BEGIN

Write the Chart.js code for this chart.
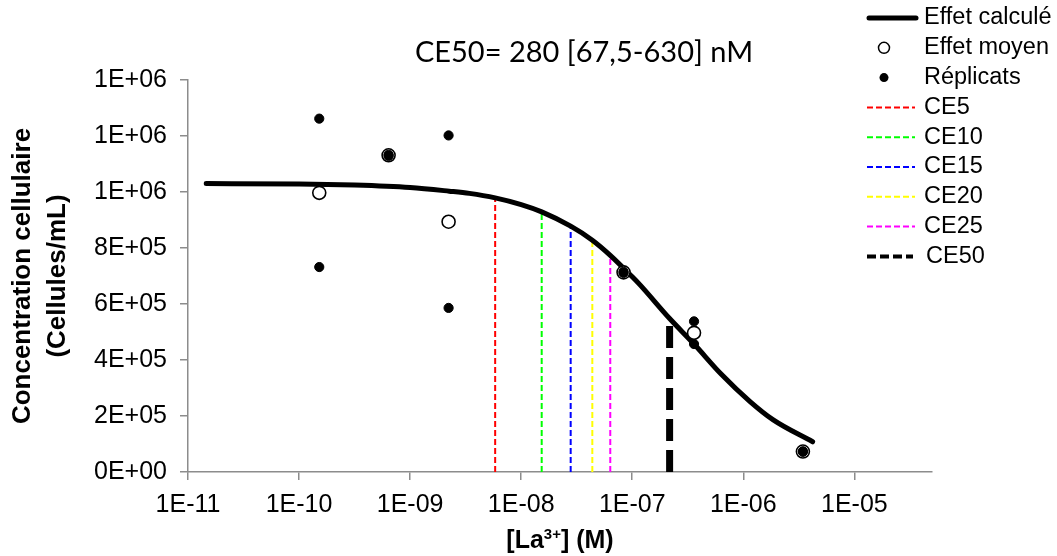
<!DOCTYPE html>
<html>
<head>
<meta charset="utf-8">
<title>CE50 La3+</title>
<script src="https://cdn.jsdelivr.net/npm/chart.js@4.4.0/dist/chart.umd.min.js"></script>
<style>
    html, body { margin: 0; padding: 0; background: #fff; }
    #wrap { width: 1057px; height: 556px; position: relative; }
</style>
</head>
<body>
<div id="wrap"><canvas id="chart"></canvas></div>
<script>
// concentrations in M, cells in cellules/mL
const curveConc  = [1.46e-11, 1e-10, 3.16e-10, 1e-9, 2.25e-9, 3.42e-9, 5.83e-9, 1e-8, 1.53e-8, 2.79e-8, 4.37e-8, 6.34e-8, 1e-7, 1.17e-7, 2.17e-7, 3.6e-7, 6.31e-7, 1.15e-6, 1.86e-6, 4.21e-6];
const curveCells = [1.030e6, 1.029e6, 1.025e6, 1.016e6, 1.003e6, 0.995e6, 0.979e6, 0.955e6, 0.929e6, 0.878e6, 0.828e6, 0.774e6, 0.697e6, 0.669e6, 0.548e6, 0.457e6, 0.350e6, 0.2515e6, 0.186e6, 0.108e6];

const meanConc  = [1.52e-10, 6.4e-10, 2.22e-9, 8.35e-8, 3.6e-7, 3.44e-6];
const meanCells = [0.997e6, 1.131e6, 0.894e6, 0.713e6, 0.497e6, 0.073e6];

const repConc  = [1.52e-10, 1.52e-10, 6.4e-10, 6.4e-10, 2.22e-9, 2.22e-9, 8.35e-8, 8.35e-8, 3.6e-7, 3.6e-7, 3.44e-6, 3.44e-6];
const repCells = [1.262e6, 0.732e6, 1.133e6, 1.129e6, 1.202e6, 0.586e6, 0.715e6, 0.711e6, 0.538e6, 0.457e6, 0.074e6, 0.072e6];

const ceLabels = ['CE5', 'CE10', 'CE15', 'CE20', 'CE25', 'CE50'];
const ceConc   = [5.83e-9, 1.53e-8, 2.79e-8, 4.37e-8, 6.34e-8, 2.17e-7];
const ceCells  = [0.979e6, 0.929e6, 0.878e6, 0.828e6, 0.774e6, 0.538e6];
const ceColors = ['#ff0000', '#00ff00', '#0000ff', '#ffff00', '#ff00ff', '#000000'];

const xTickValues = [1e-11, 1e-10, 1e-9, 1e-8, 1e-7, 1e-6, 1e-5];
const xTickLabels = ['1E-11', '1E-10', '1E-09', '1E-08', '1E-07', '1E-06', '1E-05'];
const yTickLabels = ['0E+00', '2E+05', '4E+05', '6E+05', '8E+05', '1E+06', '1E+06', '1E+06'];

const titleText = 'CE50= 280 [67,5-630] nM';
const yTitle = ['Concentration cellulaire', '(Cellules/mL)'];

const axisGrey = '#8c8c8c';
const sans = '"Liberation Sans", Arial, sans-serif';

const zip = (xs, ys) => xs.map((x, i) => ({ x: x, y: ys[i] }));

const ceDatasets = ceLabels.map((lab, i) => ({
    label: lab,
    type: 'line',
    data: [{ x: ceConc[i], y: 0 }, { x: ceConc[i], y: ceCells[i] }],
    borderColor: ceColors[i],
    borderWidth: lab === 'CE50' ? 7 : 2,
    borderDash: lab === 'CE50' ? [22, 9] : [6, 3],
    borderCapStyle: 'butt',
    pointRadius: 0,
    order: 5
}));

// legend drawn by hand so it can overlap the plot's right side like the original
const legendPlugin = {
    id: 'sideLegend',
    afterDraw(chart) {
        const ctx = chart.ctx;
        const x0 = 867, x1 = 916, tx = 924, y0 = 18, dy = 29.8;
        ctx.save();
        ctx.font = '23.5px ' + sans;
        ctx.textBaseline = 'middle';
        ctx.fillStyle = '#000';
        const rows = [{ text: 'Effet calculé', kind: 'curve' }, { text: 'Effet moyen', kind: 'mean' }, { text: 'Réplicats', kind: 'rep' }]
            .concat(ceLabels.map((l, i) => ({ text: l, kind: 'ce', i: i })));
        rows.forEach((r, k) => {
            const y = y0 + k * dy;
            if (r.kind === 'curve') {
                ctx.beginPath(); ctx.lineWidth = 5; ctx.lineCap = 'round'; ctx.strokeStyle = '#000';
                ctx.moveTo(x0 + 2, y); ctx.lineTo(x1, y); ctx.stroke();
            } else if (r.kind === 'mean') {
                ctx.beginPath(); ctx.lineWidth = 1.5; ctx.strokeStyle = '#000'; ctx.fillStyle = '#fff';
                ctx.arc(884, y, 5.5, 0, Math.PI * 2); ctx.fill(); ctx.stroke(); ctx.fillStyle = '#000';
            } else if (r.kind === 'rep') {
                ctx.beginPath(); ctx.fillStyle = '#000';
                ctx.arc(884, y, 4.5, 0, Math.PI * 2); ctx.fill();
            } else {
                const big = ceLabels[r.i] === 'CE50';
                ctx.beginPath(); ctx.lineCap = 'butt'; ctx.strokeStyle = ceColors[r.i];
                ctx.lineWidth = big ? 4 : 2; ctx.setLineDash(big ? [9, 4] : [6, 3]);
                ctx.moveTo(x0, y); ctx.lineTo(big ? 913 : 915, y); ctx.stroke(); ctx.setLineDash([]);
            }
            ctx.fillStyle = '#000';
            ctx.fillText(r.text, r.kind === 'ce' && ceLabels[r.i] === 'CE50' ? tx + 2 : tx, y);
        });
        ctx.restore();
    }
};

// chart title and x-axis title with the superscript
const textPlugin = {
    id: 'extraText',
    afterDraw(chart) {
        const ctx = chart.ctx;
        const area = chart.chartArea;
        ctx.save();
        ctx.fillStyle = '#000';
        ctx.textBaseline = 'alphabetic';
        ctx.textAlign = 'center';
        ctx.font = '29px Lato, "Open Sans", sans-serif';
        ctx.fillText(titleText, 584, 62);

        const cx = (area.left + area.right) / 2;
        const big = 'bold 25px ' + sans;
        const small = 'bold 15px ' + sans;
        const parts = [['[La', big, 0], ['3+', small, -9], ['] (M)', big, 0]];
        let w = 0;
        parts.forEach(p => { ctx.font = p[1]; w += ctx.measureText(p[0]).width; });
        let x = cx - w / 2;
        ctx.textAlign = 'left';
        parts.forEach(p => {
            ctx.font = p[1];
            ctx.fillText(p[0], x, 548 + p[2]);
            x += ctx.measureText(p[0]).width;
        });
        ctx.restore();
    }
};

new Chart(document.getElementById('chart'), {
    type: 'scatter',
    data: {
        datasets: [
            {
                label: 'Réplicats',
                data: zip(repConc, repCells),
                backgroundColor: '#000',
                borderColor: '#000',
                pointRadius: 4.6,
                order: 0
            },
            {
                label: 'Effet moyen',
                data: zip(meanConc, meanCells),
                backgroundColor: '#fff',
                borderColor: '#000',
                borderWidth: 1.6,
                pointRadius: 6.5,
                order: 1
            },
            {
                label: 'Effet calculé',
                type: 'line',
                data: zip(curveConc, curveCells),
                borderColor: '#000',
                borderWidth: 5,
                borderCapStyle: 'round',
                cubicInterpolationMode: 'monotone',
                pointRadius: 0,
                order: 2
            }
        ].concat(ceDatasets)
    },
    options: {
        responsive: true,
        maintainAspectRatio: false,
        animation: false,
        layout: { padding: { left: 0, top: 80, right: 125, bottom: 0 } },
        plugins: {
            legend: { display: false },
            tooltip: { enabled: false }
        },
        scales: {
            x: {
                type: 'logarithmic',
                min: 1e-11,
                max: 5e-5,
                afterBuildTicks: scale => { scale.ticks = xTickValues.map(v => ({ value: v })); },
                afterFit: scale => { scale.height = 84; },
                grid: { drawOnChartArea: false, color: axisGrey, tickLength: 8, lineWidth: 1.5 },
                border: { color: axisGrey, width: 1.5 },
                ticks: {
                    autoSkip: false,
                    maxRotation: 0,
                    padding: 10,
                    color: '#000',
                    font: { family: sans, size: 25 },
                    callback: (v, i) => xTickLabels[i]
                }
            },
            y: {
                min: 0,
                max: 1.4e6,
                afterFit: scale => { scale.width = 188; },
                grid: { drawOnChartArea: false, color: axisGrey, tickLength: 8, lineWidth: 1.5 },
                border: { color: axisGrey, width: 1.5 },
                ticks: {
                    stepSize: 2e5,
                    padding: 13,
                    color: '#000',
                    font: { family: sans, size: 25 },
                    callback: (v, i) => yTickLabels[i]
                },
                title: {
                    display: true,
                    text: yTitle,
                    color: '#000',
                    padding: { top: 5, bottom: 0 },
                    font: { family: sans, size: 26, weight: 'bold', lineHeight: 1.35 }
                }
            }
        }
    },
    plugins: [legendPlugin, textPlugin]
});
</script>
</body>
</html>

END

## OBJECTIVE
Could the lines from the top of the material through the line with "0.2515e6, 0.186e6, 0.108e6];" be repeated exactly, pictures left out?

## COMPLETE OUTPUT
Write the Chart.js code for this chart.
<!DOCTYPE html>
<html>
<head>
<meta charset="utf-8">
<title>CE50 La3+</title>
<script src="https://cdn.jsdelivr.net/npm/chart.js@4.4.0/dist/chart.umd.min.js"></script>
<style>
    html, body { margin: 0; padding: 0; background: #fff; }
    #wrap { width: 1057px; height: 556px; position: relative; }
</style>
</head>
<body>
<div id="wrap"><canvas id="chart"></canvas></div>
<script>
// concentrations in M, cells in cellules/mL
const curveConc  = [1.46e-11, 1e-10, 3.16e-10, 1e-9, 2.25e-9, 3.42e-9, 5.83e-9, 1e-8, 1.53e-8, 2.79e-8, 4.37e-8, 6.34e-8, 1e-7, 1.17e-7, 2.17e-7, 3.6e-7, 6.31e-7, 1.15e-6, 1.86e-6, 4.21e-6];
const curveCells = [1.030e6, 1.029e6, 1.025e6, 1.016e6, 1.003e6, 0.995e6, 0.979e6, 0.955e6, 0.929e6, 0.878e6, 0.828e6, 0.774e6, 0.697e6, 0.669e6, 0.548e6, 0.457e6, 0.350e6, 0.2515e6, 0.186e6, 0.108e6];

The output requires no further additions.